Around the mid-1970s, the artist experienced his first significant artistic transformation by incorporating original paintings borrowed from museum collections into his installations. Thus came about the project Triptychos Post Historicus, held in museums such as the Tate Gallery in London, the Louvre in Paris and the Solomon R. Guggenheim Museum in New York, to name but a few. In this project, artworks merge and coexist with everyday objects.
One of Braco Dimitrijević’s most famous works is the series entitled This Could be a Place of Historical Importance. In this series, the artist positions commemorative plaques in random places, such as walls or stones, giving them imaginary historical significance. With this gesture, Dimitrijević questions the ephemeral nature of artworks and our perception of history.
A new artistic turning point came in the 1980s, when Dimitrijevic began making installations with wild animals. This project would lead him to stage a major solo exhibition at the Paris Zoo in 1998, where the artist set up installations in the cages of lions, tigers, crocodiles, bison, and camels. The exhibition was to be visited by more than a million people.
Braco Dimitrijević has made a major mark in the field of contemporary art. His work is distinguished by the use of profound concepts and ideas, often exploring themes such as identity, history, and the relationship between the individual and society. More specifically, Braco Dimitrijević’s works are characterized by strong conceptual engagement. The artist explores themes such as identity, memory, history, and the relationship between the individual and the collective. He often uses iconic images and symbols to communicate his messages, referencing works of art, historical figures, and cultural archetypes. His work invites viewers to reflect on their own position in the historical and social context.
Braco Dimitrijević was one of the first artists to explore public art. His works often extend beyond traditional art gallery spaces and engage the public in urban contexts.
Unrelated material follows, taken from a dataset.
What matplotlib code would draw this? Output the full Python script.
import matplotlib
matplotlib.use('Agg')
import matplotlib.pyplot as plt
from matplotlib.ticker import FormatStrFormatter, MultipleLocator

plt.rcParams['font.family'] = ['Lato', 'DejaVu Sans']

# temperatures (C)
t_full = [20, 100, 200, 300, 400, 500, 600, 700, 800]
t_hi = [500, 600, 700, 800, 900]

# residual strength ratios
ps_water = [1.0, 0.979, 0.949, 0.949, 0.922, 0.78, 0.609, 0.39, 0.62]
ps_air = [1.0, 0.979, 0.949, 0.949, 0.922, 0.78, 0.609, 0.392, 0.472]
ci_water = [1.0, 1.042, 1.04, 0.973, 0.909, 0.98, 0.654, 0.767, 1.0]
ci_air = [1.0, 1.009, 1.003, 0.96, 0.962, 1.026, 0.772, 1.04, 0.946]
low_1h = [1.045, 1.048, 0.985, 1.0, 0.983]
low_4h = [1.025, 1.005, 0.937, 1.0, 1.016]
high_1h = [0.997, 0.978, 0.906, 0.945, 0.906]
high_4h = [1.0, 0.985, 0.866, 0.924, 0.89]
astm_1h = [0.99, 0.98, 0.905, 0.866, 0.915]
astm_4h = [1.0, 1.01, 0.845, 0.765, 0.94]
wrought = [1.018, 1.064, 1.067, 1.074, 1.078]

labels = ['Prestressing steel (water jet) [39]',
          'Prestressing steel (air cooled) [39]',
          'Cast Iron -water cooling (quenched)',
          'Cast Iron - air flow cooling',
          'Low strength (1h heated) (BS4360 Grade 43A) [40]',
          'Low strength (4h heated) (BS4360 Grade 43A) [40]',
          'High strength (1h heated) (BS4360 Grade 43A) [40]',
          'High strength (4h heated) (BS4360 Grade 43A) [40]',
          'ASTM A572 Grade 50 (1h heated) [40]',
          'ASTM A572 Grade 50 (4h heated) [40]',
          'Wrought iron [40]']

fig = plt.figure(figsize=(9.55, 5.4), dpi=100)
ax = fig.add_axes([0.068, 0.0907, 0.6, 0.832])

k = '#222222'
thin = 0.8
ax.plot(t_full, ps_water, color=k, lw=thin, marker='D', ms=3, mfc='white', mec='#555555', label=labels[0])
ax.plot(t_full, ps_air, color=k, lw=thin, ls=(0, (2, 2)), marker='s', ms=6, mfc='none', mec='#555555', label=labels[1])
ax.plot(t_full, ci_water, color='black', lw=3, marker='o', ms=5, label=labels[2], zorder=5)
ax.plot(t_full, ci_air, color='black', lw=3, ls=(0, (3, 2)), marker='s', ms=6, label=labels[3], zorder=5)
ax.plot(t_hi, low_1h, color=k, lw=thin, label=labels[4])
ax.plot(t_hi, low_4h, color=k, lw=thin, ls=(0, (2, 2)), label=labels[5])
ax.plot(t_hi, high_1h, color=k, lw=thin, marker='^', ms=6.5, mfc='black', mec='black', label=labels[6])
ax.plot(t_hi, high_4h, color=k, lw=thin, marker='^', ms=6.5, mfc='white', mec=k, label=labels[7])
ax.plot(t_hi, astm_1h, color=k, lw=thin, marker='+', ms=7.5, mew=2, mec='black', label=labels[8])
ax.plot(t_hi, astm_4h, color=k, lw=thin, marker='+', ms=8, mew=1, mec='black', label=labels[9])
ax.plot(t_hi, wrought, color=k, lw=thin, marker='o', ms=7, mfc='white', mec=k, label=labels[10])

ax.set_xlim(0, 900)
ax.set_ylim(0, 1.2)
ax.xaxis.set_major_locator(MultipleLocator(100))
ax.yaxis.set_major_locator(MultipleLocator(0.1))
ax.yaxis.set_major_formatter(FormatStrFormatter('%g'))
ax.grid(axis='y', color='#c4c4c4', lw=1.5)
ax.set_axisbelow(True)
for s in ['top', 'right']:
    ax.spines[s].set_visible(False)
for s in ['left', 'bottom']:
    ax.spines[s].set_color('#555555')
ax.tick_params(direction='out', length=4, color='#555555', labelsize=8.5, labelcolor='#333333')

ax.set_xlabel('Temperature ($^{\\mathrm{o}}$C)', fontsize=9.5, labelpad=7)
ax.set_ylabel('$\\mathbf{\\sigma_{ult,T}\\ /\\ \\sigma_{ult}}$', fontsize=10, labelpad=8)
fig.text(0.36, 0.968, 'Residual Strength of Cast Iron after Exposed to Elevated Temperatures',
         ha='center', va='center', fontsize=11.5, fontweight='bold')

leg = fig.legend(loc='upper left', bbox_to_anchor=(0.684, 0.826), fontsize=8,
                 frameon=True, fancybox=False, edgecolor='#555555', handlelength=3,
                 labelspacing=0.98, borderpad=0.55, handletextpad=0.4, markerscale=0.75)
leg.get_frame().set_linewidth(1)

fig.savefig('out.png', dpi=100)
For example, in the series Casual Passer-by I Met At…, the artist presents portraits of ordinary people on billboards, challenging the distinction between the anonymous individual and the subject of artworks.
In addition to numerous solo exhibitions at the institutional level, Braco Dimitrijević took part in Documenta 5 and 6 (1972 and 1977) and the Venice Biennale (1990 and 1992). His works are held in some of the world’s most prestigious collections, including those of the Tate Galleries (London), Centre Pompidou (Paris) and in the Terrae Motus collection at the Reggia di Caserta.
M77 Gallery had the honor of hosting Travelling to Post History: a solo exhibition by the artist curated by Danilo Eccher. For the occasion, the artist created two new works designed almost to desecrate the very idea of artwork and the very concept of the artist.